--- begin Provided data ---
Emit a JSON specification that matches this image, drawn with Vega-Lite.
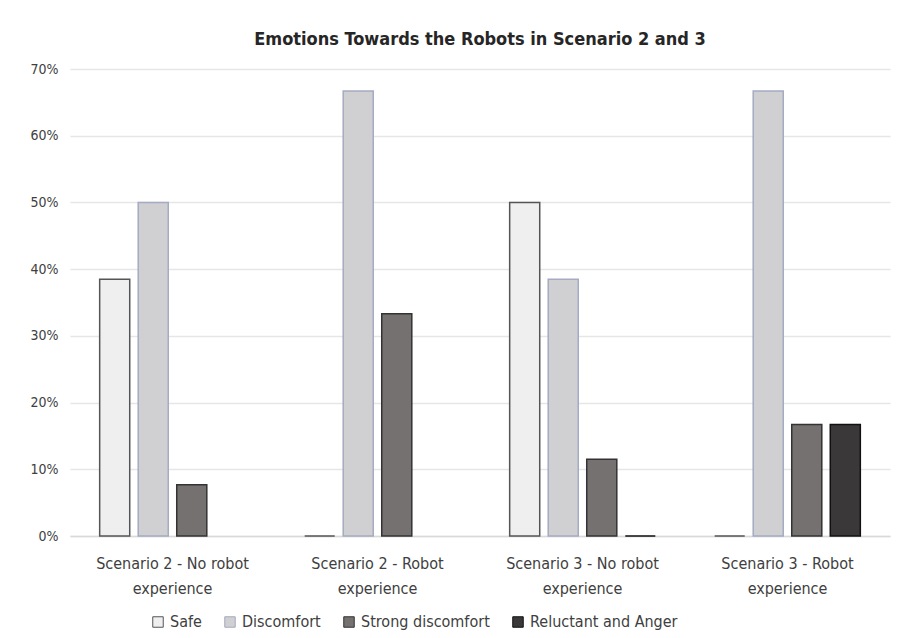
{
  "$schema": "https://vega.github.io/schema/vega-lite/v6.json",
  "autosize": "none",
  "width": 820,
  "height": 467,
  "padding": {"left": 70, "top": 69, "right": 19, "bottom": 102},
  "background": "white",
  "title": {
    "text": "Emotions Towards the Robots in Scenario 2 and 3",
    "font": "Liberation Sans Narrow, DejaVu Sans Condensed, sans-serif",
    "fontSize": 18,
    "fontWeight": "bold",
    "color": "#262626",
    "offset": 13,
    "anchor": "middle"
  },
  "data": {
    "values": [
      {"group": "Scenario 2 - No robot|experience", "emotion": "Safe", "value": 0.385},
      {"group": "Scenario 2 - No robot|experience", "emotion": "Discomfort", "value": 0.5},
      {"group": "Scenario 2 - No robot|experience", "emotion": "Strong discomfort", "value": 0.077},
      {"group": "Scenario 2 - Robot|experience", "emotion": "Safe", "value": 0},
      {"group": "Scenario 2 - Robot|experience", "emotion": "Discomfort", "value": 0.667},
      {"group": "Scenario 2 - Robot|experience", "emotion": "Strong discomfort", "value": 0.333},
      {"group": "Scenario 3 - No robot|experience", "emotion": "Safe", "value": 0.5},
      {"group": "Scenario 3 - No robot|experience", "emotion": "Discomfort", "value": 0.385},
      {"group": "Scenario 3 - No robot|experience", "emotion": "Strong discomfort", "value": 0.115},
      {"group": "Scenario 3 - No robot|experience", "emotion": "Reluctant and Anger", "value": 0},
      {"group": "Scenario 3 - Robot|experience", "emotion": "Safe", "value": 0},
      {"group": "Scenario 3 - Robot|experience", "emotion": "Discomfort", "value": 0.667},
      {"group": "Scenario 3 - Robot|experience", "emotion": "Strong discomfort", "value": 0.167},
      {"group": "Scenario 3 - Robot|experience", "emotion": "Reluctant and Anger", "value": 0.167}
    ]
  },
  "mark": {"type": "bar", "strokeWidth": 1.5},
  "encoding": {
    "x": {
      "field": "group",
      "type": "nominal",
      "sort": null,
      "scale": {"paddingInner": 0, "paddingOuter": 0},
      "axis": {
        "title": null,
        "labelAngle": 0,
        "labelExpr": "split(datum.label, '|')",
        "labelFont": "Liberation Sans Narrow, DejaVu Sans Condensed, sans-serif",
        "labelFontSize": 16,
        "labelColor": "#404040",
        "labelLineHeight": 25,
        "labelPadding": 19,
        "ticks": false,
        "domainColor": "#d9d9d9",
        "domainWidth": 1.5
      }
    },
    "xOffset": {
      "field": "emotion",
      "type": "nominal",
      "sort": ["Safe", "Discomfort", "Strong discomfort", "Reluctant and Anger"],
      "scale": {
        "domain": ["Safe", "Discomfort", "Strong discomfort", "Reluctant and Anger"],
        "paddingInner": 0.22,
        "paddingOuter": 0.77
      }
    },
    "y": {
      "field": "value",
      "type": "quantitative",
      "scale": {"domain": [0, 0.7], "nice": false},
      "axis": {
        "title": null,
        "format": ".0%",
        "values": [0, 0.1, 0.2, 0.3, 0.4, 0.5, 0.6, 0.7],
        "labelOverlap": false,
        "domain": false,
        "ticks": false,
        "labelPadding": 12,
        "labelFont": "Liberation Sans Narrow, DejaVu Sans Condensed, sans-serif",
        "labelFontSize": 14,
        "labelColor": "#404040",
        "gridColor": "#e6e6e6",
        "gridWidth": 1.5
      }
    },
    "fill": {
      "field": "emotion",
      "type": "nominal",
      "scale": {
        "domain": ["Safe", "Discomfort", "Strong discomfort", "Reluctant and Anger"],
        "range": ["#efefef", "#d0cfd1", "#767171", "#3a3838"]
      },
      "legend": {
        "title": null,
        "orient": "none",
        "direction": "horizontal",
        "legendX": 80,
        "legendY": 545,
        "symbolType": "square",
        "symbolSize": 110,
        "symbolStrokeWidth": 1,
        "labelFont": "Liberation Sans Narrow, DejaVu Sans Condensed, sans-serif",
        "labelFontSize": 16,
        "labelColor": "#404040",
        "columnPadding": 20,
        "labelOffset": 4
      }
    },
    "stroke": {
      "field": "emotion",
      "type": "nominal",
      "scale": {
        "domain": ["Safe", "Discomfort", "Strong discomfort", "Reluctant and Anger"],
        "range": ["#555555", "#a4abc2", "#333333", "#111111"]
      },
      "legend": null
    }
  },
  "config": {"view": {"stroke": null}}
}
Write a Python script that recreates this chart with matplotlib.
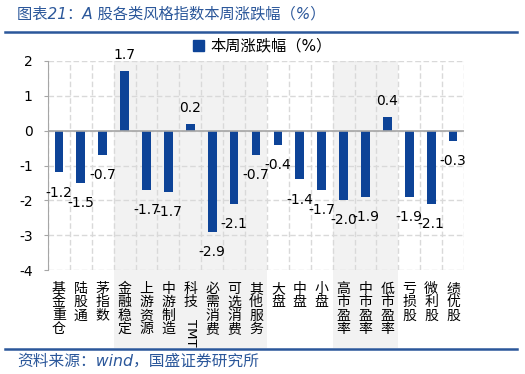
import matplotlib
matplotlib.use("Agg")
import matplotlib.pyplot as plt
from matplotlib.patches import Patch
from matplotlib.lines import Line2D
import numpy as np

plt.rcParams['font.family'] = ['DejaVu Sans', 'Noto Sans CJK SC']
plt.rcParams['axes.unicode_minus'] = False

# data
categories = ['基金重仓', '陆股通', '茅指数', '金融稳定', '上游资源', '中游制造', '科技TMT',
              '必需消费', '可选消费', '其他服务', '大盘', '中盘', '小盘', '高市盈率',
              '中市盈率', '低市盈率', '亏损股', '微利股', '绩优股']
weekly_change = [-1.2, -1.5, -0.7, 1.7, -1.7, -1.75, 0.2, -2.9, -2.1, -0.7,
                 -0.4, -1.4, -1.7, -2.0, -1.9, 0.4, -1.9, -2.1, -0.3]
value_labels = ['-1.2', '-1.5', '-0.7', '1.7', '-1.7', '-1.7', '0.2', '-2.9', '-2.1', '-0.7',
                '-0.4', '-1.4', '-1.7', '-2.0', '-1.9', '0.4', '-1.9', '-2.1', '-0.3']
shaded_groups = [(3, 9), (13, 15)]  # first and last category index of each grey block

bar_color = '#0D4397'
title_color = '#2B579A'

fig = plt.figure(figsize=(5.25, 3.74), dpi=100)
ax = fig.add_axes([48/525, 1 - 270/374, 416/525, 209/374])

x = np.arange(len(categories))
ax.bar(x, weekly_change, width=0.4, color=bar_color, zorder=3)

ax.set_xlim(-0.5, len(categories) - 0.5)
ax.set_ylim(-4, 2)
ax.set_yticks(range(-4, 3))
ax.set_xticks([])

# grey blocks behind groups, running down over the labels
for a, b in shaded_groups:
    ax.axvspan(a - 0.5, b + 0.5, ymin=-0.373, ymax=1, color='#F2F2F2',
               zorder=0, clip_on=False, lw=0)

# dashed grid
for k in range(len(categories) + 1):
    ax.axvline(k - 0.5, color='#D9D9D9', ls=(0, (4, 2)), lw=1, zorder=1)
for v in range(-4, 3):
    ax.axhline(v, color='#D9D9D9', ls=(0, (4, 2)), lw=1, zorder=1)
ax.axhline(0, color='#A6A6A6', lw=1.2, zorder=4)

for s in ['top', 'right', 'bottom']:
    ax.spines[s].set_visible(False)
ax.spines['left'].set_color('#A6A6A6')
ax.tick_params(axis='y', length=3, color='#A6A6A6', labelsize=10, pad=8)
ax.patch.set_alpha(0)

# value labels
for xi, v, lab in zip(x, weekly_change, value_labels):
    off = 11.5 if v > 0 else -14.5
    ax.annotate(lab, xy=(xi, v), xytext=(0, off), textcoords='offset points',
                ha='center', va='center', fontsize=10, zorder=5)

# vertical category labels
tr = ax.get_xaxis_transform()
for xi, name in zip(x, categories):
    if name == '科技TMT':
        chars = ['科', '技']
    else:
        chars = list(name)
    for k, ch in enumerate(chars):
        ax.annotate(ch, xy=(xi, 0), xycoords=tr, xytext=(0, -(19 + 13.3*k)*0.72),
                    textcoords='offset points', ha='center', va='center',
                    fontsize=10, family='Noto Sans CJK SC', annotation_clip=False)
    if name == '科技TMT':
        ax.annotate('TMT', xy=(xi, 0), xycoords=tr, xytext=(0, -63*0.72),
                    textcoords='offset points', ha='center', va='center',
                    fontsize=9.5, rotation=-90, annotation_clip=False)

# legend
handles = [Patch(color=bar_color)]
fig.legend(handles, ['本周涨跌幅（%）'], loc='center', bbox_to_anchor=(0.5, 1 - 46/374),
           frameon=False, fontsize=11, handlelength=0.7, handleheight=0.7,
           handletextpad=0.4)

# title, rules, source
fig.text(17/525, 1 - 14/374, '图表21：A 股各类风格指数本周涨跌幅（%）', color=title_color,
         fontsize=11, va='center', ha='left', style='italic')
fig.add_artist(Line2D([5/525, 517/525], [1 - 31.5/374]*2, color=title_color, lw=1.8))
fig.add_artist(Line2D([5/525, 517/525], [1 - 349/374]*2, color=title_color, lw=1.8))
fig.text(17/525, 1 - 361/374, '资料来源：wind，国盛证券研究所', color=title_color,
         fontsize=11.3, va='center', ha='left', style='italic')

fig.savefig('out.png', dpi=100)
--- end Provided data ---
*Stated problem:* List each line of the entries that holds the string "matplotlib".

*The response:*
Write a Python script that recreates this chart with matplotlib.
import matplotlib
matplotlib.use("Agg")
import matplotlib.pyplot as plt
from matplotlib.patches import Patch
from matplotlib.lines import Line2D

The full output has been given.